Kids urged to start looking after teeth early to avoid disease

Dr Ian McCarrey.
Dr Ian McCarrey.

A THOROUGH oral hygiene routine for children could mitigate the risk of disease later in life, according to Australian Dental Association (ADA) federal president Hugo Sachs.

ADA and the Australian Health Policy Collaboration (AHPC) have released a report showing three in four children consume too much sugar while one in three five- to six-year-olds had decay in their baby teeth.

Dr Sachs said the latter figure was an unacceptably high rate that put “children at risk of poor oral health in their development and adult years”.
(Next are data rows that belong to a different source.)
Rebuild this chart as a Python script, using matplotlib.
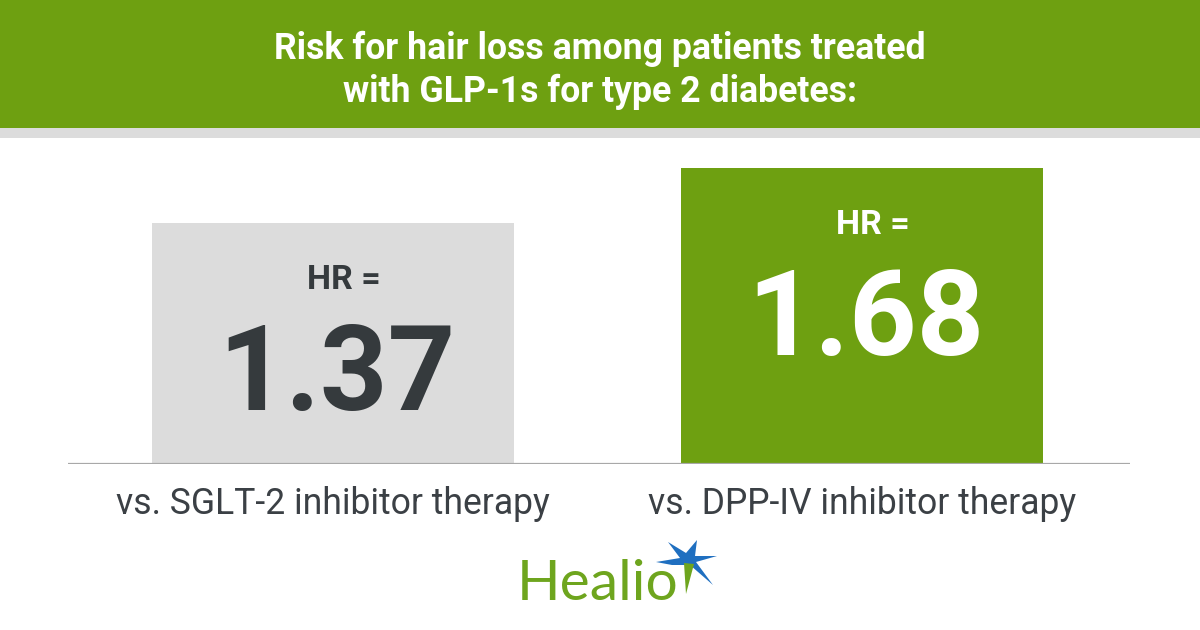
import matplotlib.pyplot as plt
from matplotlib.patches import Rectangle, Polygon

# data
comparisons = ["vs. SGLT-2 inhibitor therapy", "vs. DPP-IV inhibitor therapy"]
hazard_ratios = [1.37, 1.68]
title_lines = ["Risk for hair loss among patients treated",
               "with GLP-1s for type 2 diabetes:"]

GREEN = "#6ea011"
LIGHT_GRAY = "#dcdcdc"
DARK = "#353a3d"
LABEL = "#3b4045"

plt.rcParams['font.family'] = ['Roboto', 'DejaVu Sans']

fig = plt.figure(figsize=(12, 6.3), dpi=100)

# background layer in pixel coordinates (decorations only)
bg = fig.add_axes([0, 0, 1, 1])
bg.set_xlim(0, 1200)
bg.set_ylim(630, 0)
bg.axis('off')
bg.add_patch(Rectangle((0, 0), 1200, 128, color=GREEN, lw=0))
bg.add_patch(Rectangle((0, 128), 1200, 10, color=LIGHT_GRAY, lw=0))

fig.text(0.5, 1 - 59 / 630, title_lines[0], ha='center', va='baseline',
         color='white', fontsize=25.7, fontweight='bold')
fig.text(0.5, 1 - 102 / 630, title_lines[1], ha='center', va='baseline',
         color='white', fontsize=25.7, fontweight='bold')

# bars
ax = fig.add_axes([68 / 1200, (630 - 464) / 630, 1062 / 1200, 324 / 630])
ax.set_xlim(-0.501, 1.507)
ax.set_ylim(0, 324 / 175.9)
ax.axis('off')

x = [0, 1]
bar_colors = [LIGHT_GRAY, GREEN]
text_colors = [DARK, 'white']
ax.bar(x, hazard_ratios, width=0.684, color=bar_colors, zorder=1)
ax.axhline(0, color="#a8a8a8", lw=1.6, zorder=2)

for xi, hr, tc, lab in zip(x, hazard_ratios, text_colors, comparisons):
    ax.annotate("HR =", (xi, hr), xytext=(8, -47.5), textcoords='offset points',
                ha='center', va='baseline', color=tc, fontsize=24.5, fontweight='bold')
    ax.annotate(f"{hr:.2f}", (xi, hr), xytext=(3, -134.5), textcoords='offset points',
                ha='center', va='baseline', color=tc, fontsize=85, fontweight='bold')
    ax.annotate(lab, (xi, 0), xytext=(0, -36), textcoords='offset points',
                ha='center', va='baseline', color=LABEL, fontsize=25.6)

# Healio logo
bg.text(517, 600, "Healio", ha='left', va='baseline', color="#6ea51e",
        fontsize=41, family=['Lato', 'DejaVu Sans'])
blue_star = [(668, 542), (686, 553), (697, 540), (695, 556), (717, 556),
             (696, 562), (713, 585), (690, 565), (672, 565), (656, 562), (680, 558)]
bg.add_patch(Polygon(blue_star, closed=True, color="#1f6fc0", lw=0))
bg.add_patch(Polygon([(684, 563), (694, 564), (686, 594)], closed=True,
                     color="#6ea51e", lw=0))

fig.savefig("out.png", dpi=100)
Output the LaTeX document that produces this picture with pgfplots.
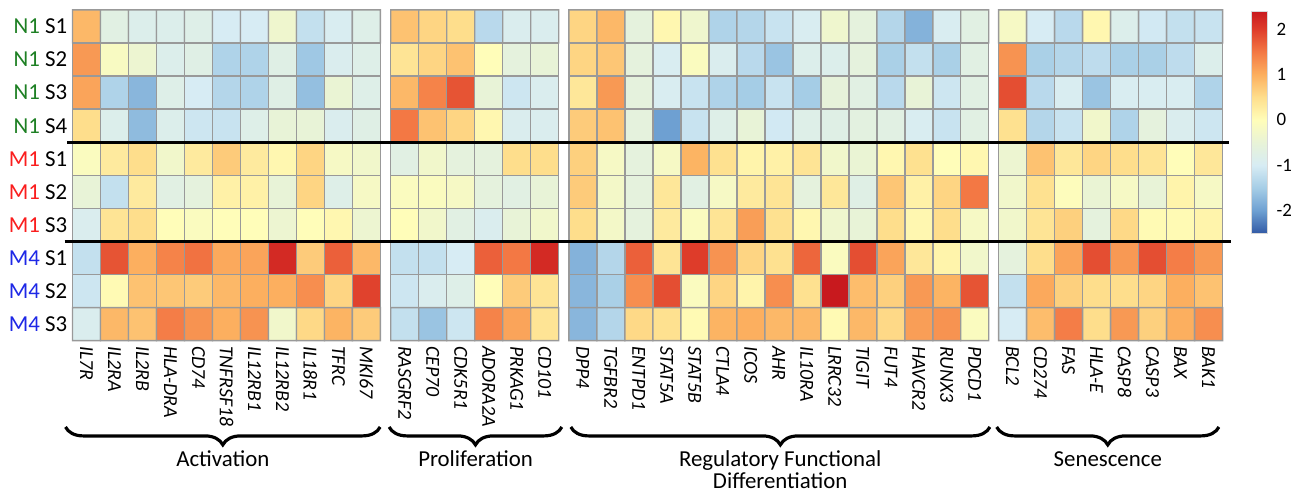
\documentclass[border=0pt]{standalone}
\usepackage{pgfplots}
\pgfplotsset{compat=1.18}
\usepackage{pgfplotstable}
\usepackage{fontspec}
\setmainfont{Carlito}
\usetikzlibrary{decorations.pathreplacing}
\definecolor{nOne}{RGB}{30,128,36}
\definecolor{mOne}{RGB}{250,30,30}
\definecolor{mFour}{RGB}{30,40,230}

% Activation: 11 genes per row, rows N1S1..M4S3
\pgfplotstableread[row sep=\\]{c\\
0.9\\ -0.7\\ -0.85\\ -0.85\\ -0.8\\ -1.0\\ -1.0\\ -0.35\\ -1.2\\ -0.95\\ -0.8\\
1.2\\ -0.15\\ -0.4\\ -0.85\\ -0.75\\ -1.4\\ -1.4\\ -0.75\\ -1.55\\ -0.9\\ -0.8\\
1.1\\ -1.4\\ -1.75\\ -0.8\\ -1.0\\ -1.35\\ -1.4\\ -0.75\\ -1.65\\ -0.45\\ -0.8\\
0.5\\ -0.85\\ -1.7\\ -0.85\\ -1.1\\ -1.15\\ -0.8\\ -0.5\\ -0.5\\ -0.9\\ -0.75\\
-0.1\\ 0.3\\ 0.5\\ -0.3\\ 0.3\\ 0.7\\ 0.3\\ 0.1\\ 0.6\\ -0.2\\ -0.3\\
-0.5\\ -1.2\\ 0.3\\ -0.7\\ -0.6\\ 0.2\\ 0.2\\ -0.5\\ 0.6\\ -0.8\\ -0.2\\
-0.9\\ 0.4\\ 0.5\\ 0.0\\ -0.1\\ 0.0\\ 0.0\\ -0.4\\ 0.0\\ 0.1\\ -0.4\\
-1.2\\ 1.8\\ 1.0\\ 1.4\\ 1.55\\ 1.05\\ 1.1\\ 2.2\\ 0.7\\ 1.7\\ 0.9\\
-1.1\\ 0.05\\ 0.8\\ 0.75\\ 0.7\\ 0.9\\ 1.0\\ 1.0\\ 1.3\\ 0.6\\ 1.95\\
-0.9\\ 0.9\\ 0.8\\ 1.45\\ 1.25\\ 1.0\\ 1.25\\ -0.3\\ 0.55\\ 0.95\\ 0.7\\
}\tabAct

% Proliferation: 6 genes per row
\pgfplotstableread[row sep=\\]{c\\
0.8\\ 0.6\\ 0.5\\ -1.3\\ -0.9\\ -0.9\\
0.4\\ 0.6\\ 0.8\\ 0.0\\ -0.6\\ -0.5\\
0.9\\ 1.4\\ 1.8\\ -0.5\\ -1.1\\ -0.9\\
1.5\\ 0.8\\ 0.6\\ 0.1\\ -0.9\\ -0.9\\
-0.7\\ -0.3\\ -0.6\\ -0.6\\ 0.5\\ 0.5\\
-0.1\\ -0.1\\ -0.2\\ -0.6\\ -0.7\\ -0.5\\
0.0\\ -0.3\\ -0.7\\ -0.9\\ -0.5\\ -0.3\\
-1.2\\ -1.2\\ -1.0\\ 1.7\\ 1.5\\ 2.2\\
-1.1\\ -0.9\\ -0.8\\ 0.0\\ 0.7\\ 0.4\\
-1.2\\ -1.6\\ -1.1\\ 1.4\\ 1.1\\ 0.4\\
}\tabPro

% Regulatory functional differentiation: 15 genes per row
\pgfplotstableread[row sep=\\]{c\\
0.6\\ 0.9\\ -0.6\\ 0.1\\ -0.35\\ -1.4\\ -1.35\\ -1.15\\ -0.95\\ -0.35\\ -0.6\\ -1.35\\ -1.8\\ -0.95\\ -0.7\\
0.6\\ 0.75\\ -0.6\\ -0.95\\ -0.1\\ -0.9\\ -1.3\\ -1.6\\ -0.85\\ -0.85\\ -0.6\\ -1.45\\ -1.2\\ -1.45\\ -0.7\\
0.35\\ 1.2\\ -0.6\\ -0.95\\ -1.15\\ -1.4\\ -1.5\\ -1.15\\ -1.5\\ -0.55\\ -0.7\\ -1.3\\ -0.5\\ -1.1\\ -0.7\\
0.7\\ 0.8\\ -0.6\\ -2.0\\ -1.15\\ -0.8\\ -0.5\\ -1.05\\ -0.8\\ -0.75\\ -0.65\\ -0.7\\ -0.95\\ -1.15\\ -0.7\\
0.65\\ -0.2\\ -0.6\\ -0.2\\ 0.95\\ 0.45\\ 0.15\\ 0.2\\ 0.4\\ -0.3\\ -0.45\\ 0.1\\ 0.45\\ 0.0\\ 0.1\\
0.7\\ -0.25\\ -0.6\\ 0.35\\ -0.7\\ -0.2\\ 0.3\\ 0.4\\ -0.6\\ 0.35\\ -0.75\\ 0.75\\ 0.2\\ 0.6\\ 1.5\\
0.5\\ -0.25\\ -0.6\\ 0.3\\ -0.1\\ 0.4\\ 1.15\\ 0.45\\ 0.1\\ -0.35\\ -0.5\\ 0.5\\ 0.1\\ 0.5\\ -0.2\\
-1.8\\ -1.35\\ 1.7\\ 0.4\\ 2.0\\ 1.25\\ 0.6\\ 0.45\\ 1.65\\ -0.1\\ 1.85\\ 1.1\\ 0.35\\ 0.15\\ -0.3\\
-1.75\\ -1.45\\ 1.3\\ 1.85\\ -0.1\\ 0.6\\ 0.15\\ 1.3\\ 0.45\\ 2.4\\ 0.85\\ 0.65\\ 1.2\\ 0.95\\ 1.8\\
-1.75\\ -1.35\\ 0.55\\ 0.45\\ 0.05\\ 0.95\\ 1.0\\ 0.9\\ 0.9\\ 0.05\\ 0.9\\ 0.55\\ 1.15\\ 1.25\\ -0.1\\
}\tabReg

% Senescence: 8 genes per row
\pgfplotstableread[row sep=\\]{c\\
-0.2\\ -1.0\\ -1.3\\ 0.1\\ -0.85\\ -1.05\\ -1.2\\ -1.15\\
1.25\\ -1.45\\ -1.35\\ -1.25\\ -1.45\\ -1.45\\ -1.25\\ -0.85\\
1.85\\ -1.3\\ -0.95\\ -1.6\\ -0.95\\ -0.95\\ -0.95\\ -1.4\\
0.45\\ -1.35\\ -1.15\\ -0.3\\ -1.4\\ -0.6\\ -0.9\\ -1.1\\
-0.4\\ 0.8\\ 0.35\\ 0.6\\ 0.5\\ 0.4\\ 0.0\\ 0.35\\
-0.3\\ 0.45\\ -0.05\\ -0.45\\ -0.2\\ -0.5\\ 0.15\\ -0.2\\
-0.3\\ 0.4\\ 0.65\\ -0.6\\ 0.55\\ 0.05\\ 0.05\\ 0.15\\
-0.6\\ 0.5\\ 1.1\\ 1.85\\ 1.2\\ 1.85\\ 1.45\\ 1.2\\
-1.2\\ 1.05\\ 0.65\\ 0.5\\ 0.5\\ 0.6\\ 1.0\\ 0.8\\
-1.0\\ 0.85\\ 1.45\\ 0.5\\ 1.2\\ 0.65\\ 1.0\\ 1.3\\
}\tabSen

\begin{document}
\begin{tikzpicture}
\begin{axis}[
  scale only axis, width=579pt, height=166.5pt,
  xmin=-0.5, xmax=40.58, ymin=-0.5, ymax=9.5, y dir=reverse,
  clip=false,
  axis line style={draw=none}, major tick length=0pt,
  colormap={rdylbu}{rgb255(0pt)=(50,90,165); rgb255(5pt)=(110,160,210); rgb255(10pt)=(165,205,230); rgb255(15pt)=(215,236,244); rgb255(20pt)=(232,243,215); rgb255(25pt)=(255,253,185); rgb255(30pt)=(254,222,140); rgb255(35pt)=(252,175,95); rgb255(40pt)=(243,120,68); rgb255(45pt)=(222,60,42); rgb255(49pt)=(200,25,30)},
  point meta min=-2.5, point meta max=2.4,
  colorbar,
  colorbar style={at={(parent axis.north east)}, anchor=north west, xshift=6pt, yshift=-0.5pt,
    width=8pt, height=112pt, ytick={-2,-1,0,1,2}, yticklabels={-2,-1,0,1,2},
    yticklabel style={font=\fontsize{9.5}{10}\selectfont, inner sep=0pt, xshift=4.5pt},
    major tick length=0pt, axis line style={draw=black!15}},
  xtick={0,1,2,3,4,5,6,7,8,9,10,11.37,12.37,13.37,14.37,15.37,16.37,17.73,18.73,19.73,20.73,21.73,22.73,23.73,24.73,25.73,26.73,27.73,28.73,29.73,30.73,31.73,33.08,34.08,35.08,36.08,37.08,38.08,39.08,40.08},
  xticklabels={IL7R,IL2RA,IL2RB,HLA-DRA,CD74,TNFRSF18,IL12RB1,IL12RB2,IL18R1,TFRC,MKI67,RASGRF2,CEP70,CDK5R1,ADORA2A,PRKAG1,CD101,DPP4,TGFBR2,ENTPD1,STAT5A,STAT5B,CTLA4,ICOS,AHR,IL10RA,LRRC32,TIGIT,FUT4,HAVCR2,RUNX3,PDCD1,BCL2,CD274,FAS,HLA-E,CASP8,CASP3,BAX,BAK1},
  xticklabel style={rotate=-90, anchor=west, font=\itshape\fontsize{10}{11}\selectfont, inner sep=2.5pt},
  ytick={0,...,9},
  yticklabels={{\textcolor{nOne}{N1} S1},{\textcolor{nOne}{N1} S2},{\textcolor{nOne}{N1} S3},{\textcolor{nOne}{N1} S4},{\textcolor{mOne}{M1} S1},{\textcolor{mOne}{M1} S2},{\textcolor{mOne}{M1} S3},{\textcolor{mFour}{M4} S1},{\textcolor{mFour}{M4} S2},{\textcolor{mFour}{M4} S3}},
  yticklabel style={font=\fontsize{11.5}{12}\selectfont, inner sep=2.5pt},
]
\addplot[matrix plot*, mesh/cols=11, mesh/rows=10, point meta=explicit, draw=black!40, line width=0.7pt]
  table[x index=0, y index=0, meta index=0, x expr={mod(\coordindex,11)}, y expr={floor((\coordindex+0.5)/11)}] {\tabAct};
\addplot[matrix plot*, mesh/cols=6, mesh/rows=10, point meta=explicit, draw=black!40, line width=0.7pt]
  table[x index=0, y index=0, meta index=0, x expr={mod(\coordindex,6)+11.37}, y expr={floor((\coordindex+0.5)/6)}] {\tabPro};
\addplot[matrix plot*, mesh/cols=15, mesh/rows=10, point meta=explicit, draw=black!40, line width=0.7pt]
  table[x index=0, y index=0, meta index=0, x expr={mod(\coordindex,15)+17.73}, y expr={floor((\coordindex+0.5)/15)}] {\tabReg};
\addplot[matrix plot*, mesh/cols=8, mesh/rows=10, point meta=explicit, draw=black!40, line width=0.7pt]
  table[x index=0, y index=0, meta index=0, x expr={mod(\coordindex,8)+33.08}, y expr={floor((\coordindex+0.5)/8)}] {\tabSen};

% separators
\draw[line width=1.6pt] (axis cs:-0.68,3.5) -- (axis cs:40.81,3.5);
\draw[line width=1.6pt] (axis cs:-0.78,6.5) -- (axis cs:40.88,6.5);

% braces
\draw[decorate, decoration={brace, mirror, amplitude=9pt}, line width=1.6pt] (axis cs:-0.75,12.11) -- (axis cs:10.49,12.11);
\draw[decorate, decoration={brace, mirror, amplitude=9pt}, line width=1.6pt] (axis cs:10.81,12.11) -- (axis cs:16.98,12.11);
\draw[decorate, decoration={brace, mirror, amplitude=9pt}, line width=1.6pt] (axis cs:17.30,12.11) -- (axis cs:32.27,12.11);
\draw[decorate, decoration={brace, mirror, amplitude=9pt}, line width=1.6pt] (axis cs:32.51,12.11) -- (axis cs:40.45,12.11);

\node[font=\fontsize{11.5}{12}\selectfont] at (axis cs:4.87,13.07) {Activation};
\node[font=\fontsize{11.5}{12}\selectfont] at (axis cs:13.9,13.07) {Proliferation};
\node[font=\fontsize{11.5}{11.5}\selectfont, align=center] at (axis cs:24.78,13.40) {Regulatory Functional\\Differentiation};
\node[font=\fontsize{11.5}{12}\selectfont] at (axis cs:36.48,13.07) {Senescence};

\path (axis cs:-3.089,-0.8) rectangle (axis cs:42.73,14.12);
\end{axis}
\end{tikzpicture}
\end{document}
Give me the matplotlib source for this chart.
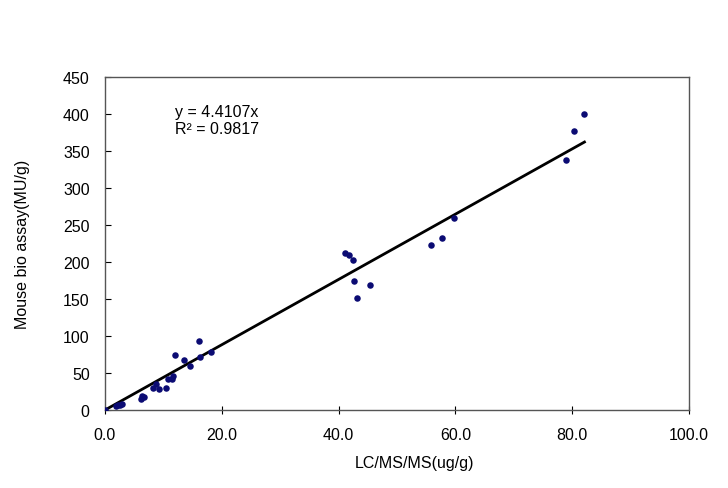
import numpy as np
import matplotlib.pyplot as plt

plt.rcParams['font.family'] = ['Liberation Sans', 'DejaVu Sans']

# LC/MS/MS (ug/g) vs mouse bio assay (MU/g)
lcms = [0.0, 1.8, 2.2, 2.5, 2.9, 6.1, 6.3, 6.6, 8.3, 8.8, 9.2, 10.4, 10.8,
        11.4, 11.6, 12.0, 13.5, 14.6, 16.1, 16.2, 18.2,
        41.1, 41.8, 42.4, 42.7, 43.1, 45.3,
        55.8, 57.7, 59.8, 79.0, 80.3, 82.1]
mba = [0, 5, 7, 6.5, 8, 15, 19, 17, 30, 35, 28, 30, 42,
       42, 46, 75, 67, 60, 93, 72, 79,
       212, 209.5, 203, 174, 152, 169,
       223, 233, 260, 338, 377, 400]

slope = 4.4107
r2 = 0.9817

xticks = [0, 20, 40, 60, 80, 100]
yticks = [0, 50, 100, 150, 200, 250, 300, 350, 400, 450]

fig = plt.figure(figsize=(7.28, 4.89), dpi=100)
ax = fig.add_axes([105 / 728, 1 - 411 / 489, 584 / 728, 333 / 489])

ax.scatter(lcms, mba, s=22, color='#0b0b73', zorder=3, linewidths=0)
xl = np.array([0, max(lcms)])
ax.plot(xl, slope * xl, color='black', lw=2, zorder=2)

ax.set_xlim(0, 100)
ax.set_ylim(0, 450)
ax.set_xticks(xticks)
ax.set_xticklabels([f"{v:.1f}" for v in xticks])
ax.set_yticks(yticks)
ax.tick_params(axis='x', direction='inout', length=6, width=0.8, labelsize=11.5, pad=9)
ax.tick_params(axis='y', direction='in', length=4, width=0.8, labelsize=11.5, pad=11)
for s in ax.spines.values():
    s.set_color('#555555')
    s.set_linewidth(1.0)

ax.set_xlabel("LC/MS/MS(ug/g)", fontsize=11.5)
ax.xaxis.set_label_coords(0.53, -0.135)
ax.set_ylabel("Mouse bio assay(MU/g)", fontsize=11.5)
ax.yaxis.set_label_coords(-0.128, 0.5)

ax.text(12.0, 392, f"y = {slope}x\nR\u00b2 = {r2}", fontsize=11.5,
        va='center', ha='left', linespacing=1.2)

fig.savefig("out.png", dpi=100)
The report – Australia’s Oral Health Tracker – showed one third of the 67,000 people hospitalised for oral health problems were children under nine years old.

“Poor oral health in childhood is a predictor of disease in adulthood,” Dr Sachs said.

“Australia needs to recognise that oral health care is part of good health care, and that access to dental care is a significant contributor to good oral and physical health.”

Gum disease and tooth decay are two diseases tied to poor oral health.

TLC Dental Winthrop’s Ian McCarrey said parents had an important role to play.

“Children lack the dexterity and often the enthusiasm and patience to tooth brush effectively under the age of ten,” he said.

“Ideally parents should brush for them when they are young or supervise them when they are older once a day to ensure that it is being done properly.”

He said the elderly could use similar assistance.

Dr McCarrey said good dental hygiene was a combination of measures including brushing, flossing, avoiding sugary drinks, as well as regular visits to the dentist for an examination and clean.